Extracted information:
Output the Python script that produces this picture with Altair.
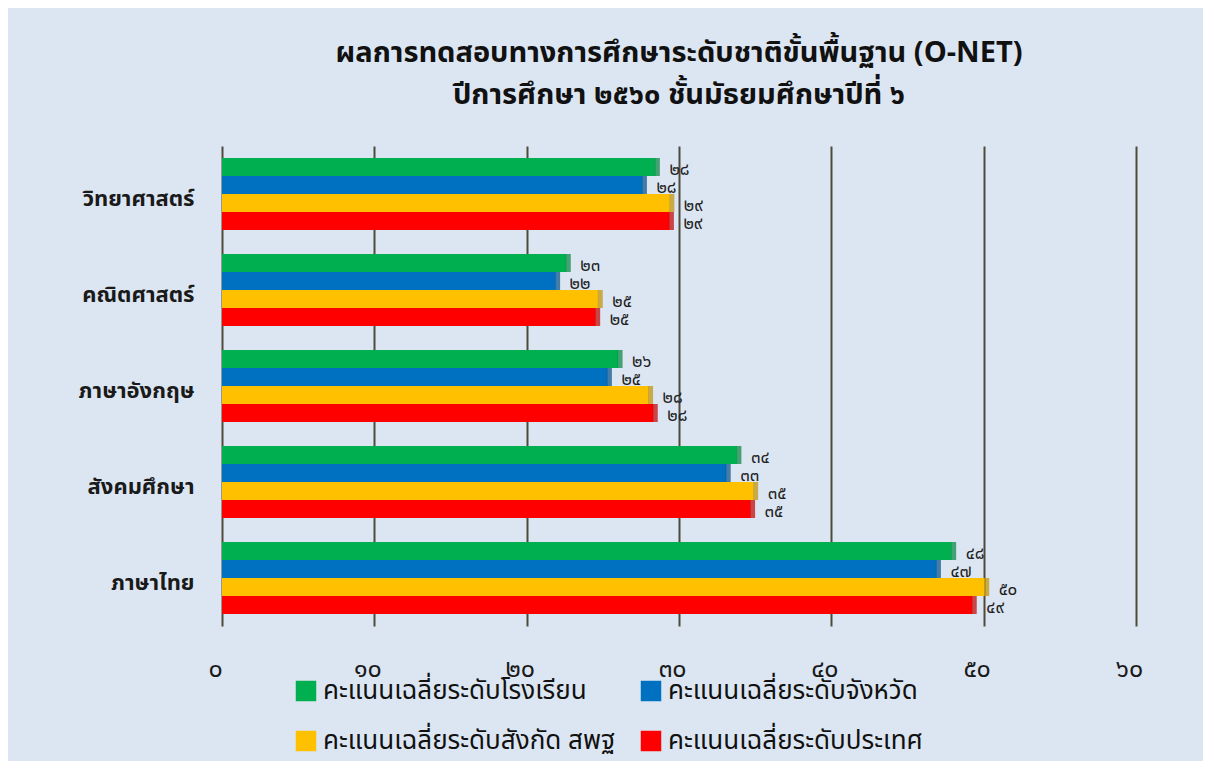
import altair as alt
import pandas as pd

subjects = ["วิทยาศาสตร์", "คณิตศาสตร์", "ภาษาอังกฤษ", "สังคมศึกษา", "ภาษาไทย"]
series_names = [
    "คะแนนเฉลี่ยระดับโรงเรียน",
    "คะแนนเฉลี่ยระดับจังหวัด",
    "คะแนนเฉลี่ยระดับสังกัด สพฐ",
    "คะแนนเฉลี่ยระดับประเทศ",
]
series_colors = ["#00B050", "#0070C0", "#FFC000", "#FF0000"]
side_colors = ["#00843C", "#004F8A", "#BF9000", "#C00000"]

school = [28.45, 22.6, 26.0, 33.8, 47.9]
province = [27.6, 21.9, 25.3, 33.1, 46.9]
obec = [29.4, 24.7, 28.0, 34.9, 50.07]
national = [29.37, 24.53, 28.31, 34.70, 49.25]

school_labels = ["๒๘", "๒๓", "๒๖", "๓๔", "๔๘"]
province_labels = ["๒๘", "๒๒", "๒๕", "๓๓", "๔๗"]
obec_labels = ["๒๙", "๒๕", "๒๘", "๓๕", "๕๐"]
national_labels = ["๒๙", "๒๕", "๒๘", "๓๕", "๔๙"]

tick_values = [0, 10, 20, 30, 40, 50, 60]
tick_labels = ["๐", "๑๐", "๒๐", "๓๐", "๔๐", "๕๐", "๖๐"]

title_lines = [
    "ผลการทดสอบทางการศึกษาระดับชาติขั้นพื้นฐาน (O-NET)",
    "ปีการศึกษา ๒๕๖๐  ชั้นมัธยมศึกษาปีที่ ๖",
]

FONT = "Noto Sans Thai, Noto Sans, Loma, Garuda, sans-serif"

rows = []
for vals, labs, name in zip([school, province, obec, national],
                            [school_labels, province_labels, obec_labels, national_labels],
                            series_names):
    for subj, v, lab in zip(subjects, vals, labs):
        rows.append({"subject": subj, "series": name, "value": v, "label": lab})
df = pd.DataFrame(rows)

label_expr = "[" + ",".join("'" + t + "'" for t in tick_labels) + "][round(datum.value/10)]"

y_enc = alt.Y("subject:N", sort=subjects, title=None,
              scale=alt.Scale(paddingInner=0.25, paddingOuter=0.125),
              axis=alt.Axis(labelFontSize=22, labelFontWeight="bold", labelColor="#1a1a1a",
                            labelPadding=28, ticks=False, domain=False, labelFont=FONT,
                            labelOffset=5))
yoff = alt.YOffset("series:N", sort=series_names, scale=alt.Scale(paddingInner=0, paddingOuter=0))
x_enc = alt.X("value:Q", title=None,
              scale=alt.Scale(domain=[0, 60], nice=False),
              axis=alt.Axis(values=tick_values, labelExpr=label_expr, grid=True,
                            gridColor="#4F4B3B", gridWidth=2, gridOpacity=1,
                            domain=False, ticks=False, labelFontSize=25, labelPadding=30,
                            labelColor="#1a1a1a", labelFont=FONT, labelOffset=-7,
                            labelFlush=False, labelOverlap=False))

bars = alt.Chart(df).mark_bar().encode(
    x=x_enc,
    y=y_enc,
    yOffset=yoff,
    color=alt.Color("series:N", sort=series_names,
                    scale=alt.Scale(domain=series_names, range=series_colors),
                    legend=alt.Legend(title=None, orient="none", legendX=71, legendY=532,
                                      columns=2, direction="horizontal",
                                      symbolType="square", symbolSize=420,
                                      symbolStrokeWidth=0, labelFontSize=26,
                                      labelColor="#111111", labelFont=FONT,
                                      columnPadding=22, rowPadding=24, labelLimit=400,
                                      symbolOffset=0)),
)

sides = alt.Chart(df).mark_tick(thickness=5, size=18, xOffset=2).encode(
    x="value:Q",
    y=alt.Y("subject:N", sort=subjects),
    yOffset=alt.YOffset("series:N", sort=series_names),
    color=alt.Color("series:N", sort=series_names,
                    scale=alt.Scale(domain=series_names, range=side_colors), legend=None),
)

texts = alt.Chart(df).mark_text(align="left", baseline="middle", dx=14, dy=3,
                                fontSize=17, color="#222222", font=FONT).encode(
    x="value:Q",
    y=alt.Y("subject:N", sort=subjects),
    yOffset=alt.YOffset("series:N", sort=series_names),
    text="label:N",
)

chart = alt.layer(bars, sides, texts).resolve_scale(color="independent").properties(
    width=914, height=480,
    background="#DCE6F2",
    padding={"left": 214, "top": 138, "right": 67, "bottom": 135},
    autosize=alt.AutoSizeParams(type="none"),
    title=alt.TitleParams(text=title_lines, fontSize=29, fontWeight="bold", font=FONT,
                          color="#111111", anchor="middle", offset=36, lineHeight=42),
).configure_view(stroke=None)

chart.save("out.html", embed_options={"renderer": "svg", "actions": False})
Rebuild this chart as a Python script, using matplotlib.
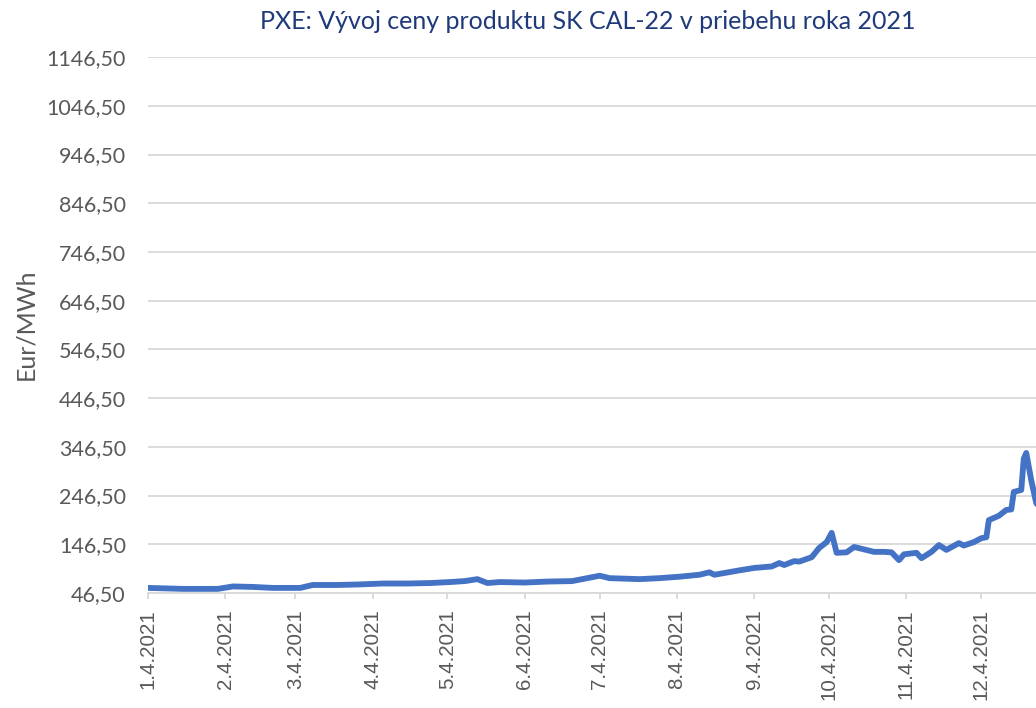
import matplotlib
matplotlib.use("Agg")
import matplotlib.pyplot as plt
import pandas as pd

# dates / values (EUR/MWh)
dates = ["2021-01-01", "2021-01-08", "2021-01-15", "2021-01-22", "2021-01-29",
         "2021-02-04", "2021-02-12", "2021-02-20", "2021-02-27", "2021-03-03",
         "2021-03-08", "2021-03-18", "2021-03-26", "2021-04-05", "2021-04-15",
         "2021-04-24", "2021-05-02", "2021-05-08", "2021-05-13", "2021-05-17",
         "2021-05-22", "2021-06-01", "2021-06-10", "2021-06-20", "2021-07-01",
         "2021-07-05", "2021-07-17", "2021-07-25", "2021-08-02", "2021-08-10",
         "2021-08-14", "2021-08-16", "2021-08-26", "2021-09-01", "2021-09-08",
         "2021-09-11", "2021-09-13", "2021-09-17", "2021-09-19", "2021-09-24",
         "2021-09-27", "2021-09-30", "2021-10-02", "2021-10-04", "2021-10-08",
         "2021-10-11", "2021-10-15", "2021-10-19", "2021-10-23", "2021-10-26",
         "2021-10-29", "2021-10-31", "2021-11-05", "2021-11-07", "2021-11-11",
         "2021-11-14", "2021-11-17", "2021-11-22", "2021-11-24", "2021-11-28",
         "2021-12-01", "2021-12-03", "2021-12-04", "2021-12-08", "2021-12-11",
         "2021-12-13", "2021-12-14", "2021-12-17", "2021-12-18", "2021-12-19",
         "2021-12-21", "2021-12-23", "2021-12-27", "2021-12-31"]
prices = [57, 56, 55, 55, 55,
          60, 59, 57, 57, 57,
          63, 63, 64, 66, 66,
          67, 69, 71, 75, 67,
          69, 68, 70, 71, 82,
          77, 75, 77, 80, 84,
          89, 84, 93, 98, 101,
          108, 104, 112, 111, 120,
          139, 151, 170, 129, 130,
          141, 136, 131, 131, 130,
          114, 126, 129, 118, 131,
          145, 135, 149, 144, 151,
          159, 161, 196, 205, 217,
          218, 254, 258, 322, 334,
          278, 231, 205, 190]

tick_dates = ["2021-01-01", "2021-02-01", "2021-03-01", "2021-04-01", "2021-05-01",
              "2021-06-01", "2021-07-01", "2021-08-01", "2021-09-01", "2021-10-01",
              "2021-11-01", "2021-12-01"]
tick_labels = ["1.4.2021", "2.4.2021", "3.4.2021", "4.4.2021", "5.4.2021", "6.4.2021",
               "7.4.2021", "8.4.2021", "9.4.2021", "10.4.2021", "11.4.2021", "12.4.2021"]
y_ticks = [46.5, 146.5, 246.5, 346.5, 446.5, 546.5, 646.5, 746.5, 846.5, 946.5,
           1046.5, 1146.5]

plt.rcParams['font.family'] = ['Lato', 'DejaVu Sans']
grey = "#595959"

fig = plt.figure(figsize=(10.36, 7.08), dpi=100)
ax = fig.add_axes([0.1429, 0.1624, 0.879, 0.757])

x = pd.to_datetime(dates)
ax.plot(x, prices, color="#4472C4", lw=4.2, solid_joinstyle="round",
        solid_capstyle="round")

ax.set_xlim(pd.Timestamp("2021-01-01"), pd.Timestamp("2022-01-01"))
ax.set_ylim(46.5, 1146.5)
ax.set_yticks(y_ticks)
ax.set_yticklabels([("%.2f" % v).replace(".", ",") for v in y_ticks])
ax.set_xticks(pd.to_datetime(tick_dates))
ax.set_xticklabels(tick_labels, rotation=90, va="top", ha="center",
                   family=["Liberation Sans", "DejaVu Sans"])

ax.grid(axis="y", color="#d9d9d9", lw=1.3)
ax.set_axisbelow(True)
for s in ["top", "right", "left"]:
    ax.spines[s].set_visible(False)
ax.spines["bottom"].set_color("#d9d9d9")
ax.spines["bottom"].set_linewidth(1.3)
ax.tick_params(axis="y", length=0, pad=16, labelsize=15.5, labelcolor=grey)
ax.tick_params(axis="x", length=4.5, width=1.3, color="#d9d9d9", pad=7,
               labelsize=14.8, labelcolor=grey)

fig.text(0.5676, 0.969, "PXE: Vývoj ceny produktu SK CAL-22 v priebehu roka 2021",
         ha="center", va="center", fontsize=18, color="#1F3A7A")
fig.text(0.025, 0.542, "Eur/MWh", rotation=90, ha="center", va="center",
         fontsize=18, color=grey)

fig.savefig("out.png", dpi=100)
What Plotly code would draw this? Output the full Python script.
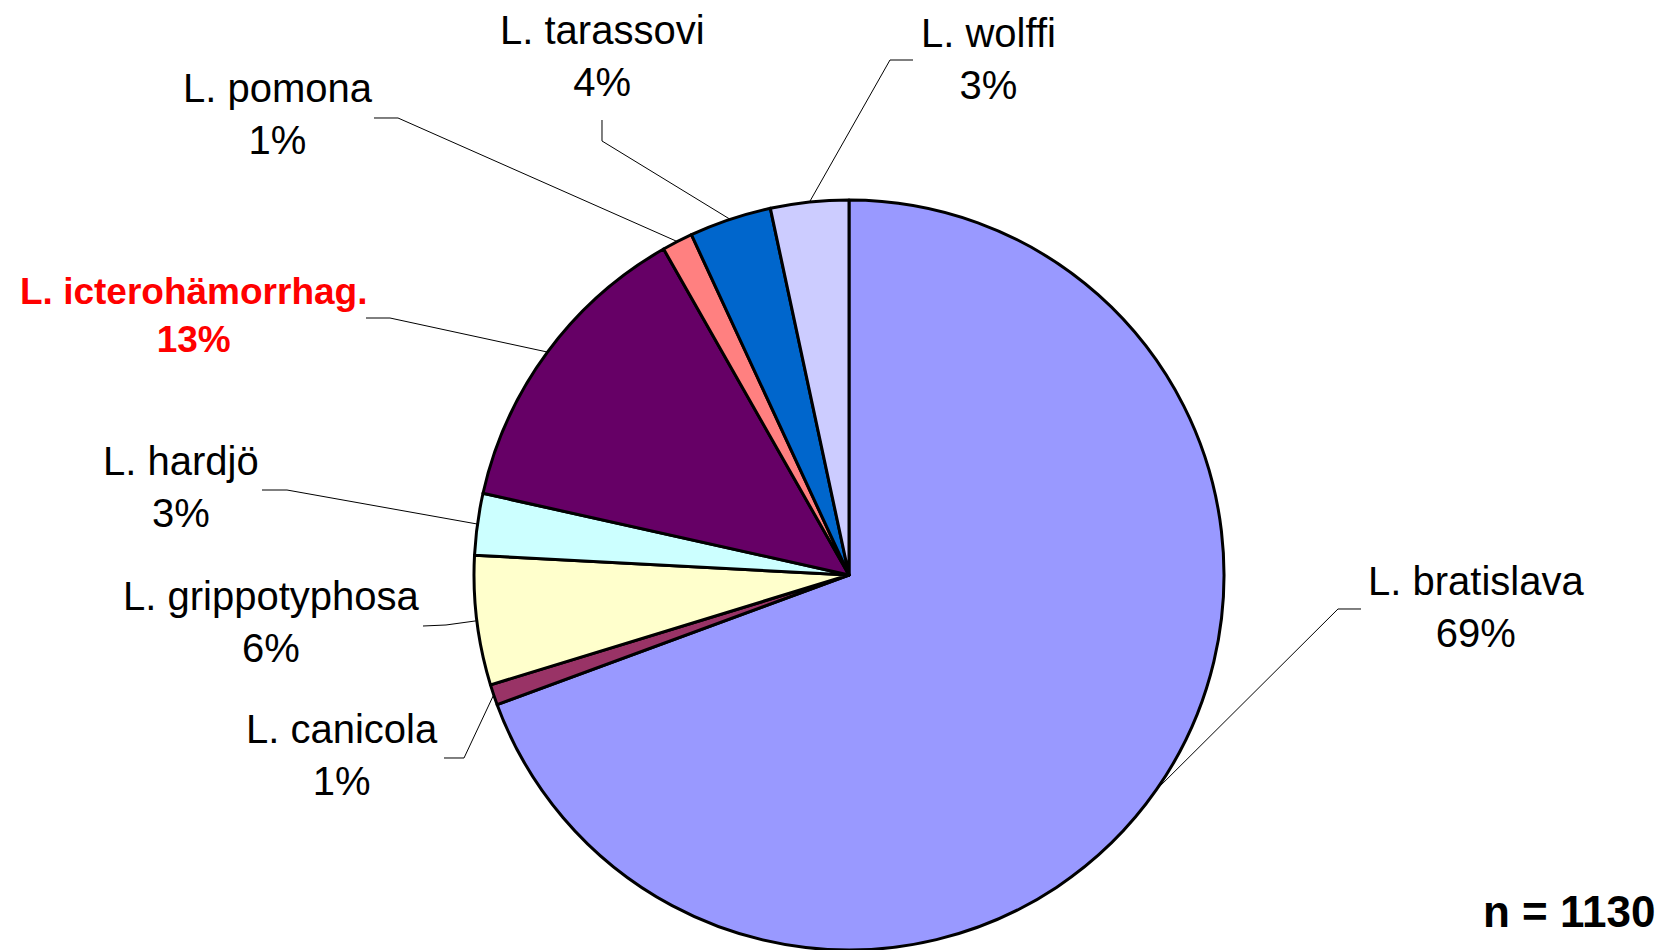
import math
import plotly.graph_objects as go

# Serovar distribution (counts), clockwise from 12 o'clock
serovars = ["L. bratislava", "L. canicola", "L. grippotyphosa", "L. hardjö",
            "L. icterohämorrhag.", "L. pomona", "L. tarassovi", "L. wolffi"]
counts = [784, 10, 63, 30, 150, 15, 40, 38]
colors = ["#9999FF", "#993366", "#FFFFCC", "#CCFFFF",
          "#660066", "#FF8080", "#0066CC", "#CCCCFF"]
highlight = "L. icterohämorrhag."

W, H = 1665, 950
CX, CY, R = 849, 575, 375  # pie centre and radius in pixels

# Label block centres and leader-line elbows/ends (pixels)
label_pos = {
    "L. bratislava": (1476, 607),
    "L. canicola": (342, 755),
    "L. grippotyphosa": (271, 622),
    "L. hardjö": (181, 487),
    "L. icterohämorrhag.": (193, 316),
    "L. pomona": (278, 114),
    "L. tarassovi": (602, 56),
    "L. wolffi": (988, 59),
}
leader_path = {
    "L. bratislava": [(1338, 609), (1361, 609)],
    "L. canicola": [(464, 758), (444, 758)],
    "L. grippotyphosa": [(446, 625), (423, 626)],
    "L. hardjö": [(287, 490), (262, 490)],
    "L. icterohämorrhag.": [(390, 318), (366, 318)],
    "L. pomona": [(398, 118), (374, 118)],
    "L. tarassovi": [(602, 141), (602, 120)],
    "L. wolffi": [(890, 60), (913, 60)],
}


def px(x, y):
    return x / W, 1 - y / H


FONT = "Liberation Sans, Arial, Helvetica, sans-serif"
total = sum(counts)

fig = go.Figure(go.Pie(
    labels=serovars,
    values=counts,
    marker=dict(colors=colors, line=dict(color="#000000", width=3)),
    sort=False,
    direction="clockwise",
    rotation=0,
    textinfo="none",
    hoverinfo="label+value+percent",
    showlegend=False,
    domain=dict(x=[(CX - R) / W, (CX + R) / W],
                y=[1 - (CY + R) / H, 1 - (CY - R) / H]),
))

shapes = []
annotations = []
cum = 0
for name, v in zip(serovars, counts):
    mid = (cum + v / 2) / total * 2 * math.pi
    cum += v
    ex = CX + R * math.sin(mid)
    ey = CY - R * math.cos(mid)
    pts = [(ex, ey)] + leader_path[name]
    path = "M " + " L ".join(f"{px(a, b)[0]:.5f},{px(a, b)[1]:.5f}" for a, b in pts)
    shapes.append(dict(type="path", path=path, xref="paper", yref="paper",
                       line=dict(color="#000000", width=1)))
    pct = round(100 * v / total)
    lx, ly = px(*label_pos[name])
    if name == highlight:
        text = f"<b>{name}<br>{pct}%</b>"
        font = dict(family=FONT, size=37, color="#FF0000")
    else:
        text = f"{name}<br>{pct}%"
        font = dict(family=FONT, size=40, color="#000000")
    annotations.append(dict(x=lx, y=ly, xref="paper", yref="paper", text=text,
                            showarrow=False, xanchor="center", yanchor="middle",
                            align="center", font=font))

nx, ny = px(1657, 911)
annotations.append(dict(x=nx, y=ny, xref="paper", yref="paper",
                        text=f"<b>n = {total}</b>", showarrow=False,
                        xanchor="right", yanchor="middle",
                        font=dict(family=FONT, size=44, color="#000000")))

fig.update_layout(
    width=W, height=H,
    margin=dict(l=0, r=0, t=0, b=0),
    paper_bgcolor="#FFFFFF",
    plot_bgcolor="#FFFFFF",
    shapes=shapes,
    annotations=annotations,
)

fig.write_html("out.html")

What to produce:
Up to and including the line containing "national = [29.37, 24.53, 28.31, 34.70, 49.25]", repeat every line from the start of the data, but none of the pictures.

Reply:
Output the Python script that produces this picture with Altair.
import altair as alt
import pandas as pd

subjects = ["วิทยาศาสตร์", "คณิตศาสตร์", "ภาษาอังกฤษ", "สังคมศึกษา", "ภาษาไทย"]
series_names = [
    "คะแนนเฉลี่ยระดับโรงเรียน",
    "คะแนนเฉลี่ยระดับจังหวัด",
    "คะแนนเฉลี่ยระดับสังกัด สพฐ",
    "คะแนนเฉลี่ยระดับประเทศ",
]
series_colors = ["#00B050", "#0070C0", "#FFC000", "#FF0000"]
side_colors = ["#00843C", "#004F8A", "#BF9000", "#C00000"]

school = [28.45, 22.6, 26.0, 33.8, 47.9]
province = [27.6, 21.9, 25.3, 33.1, 46.9]
obec = [29.4, 24.7, 28.0, 34.9, 50.07]
national = [29.37, 24.53, 28.31, 34.70, 49.25]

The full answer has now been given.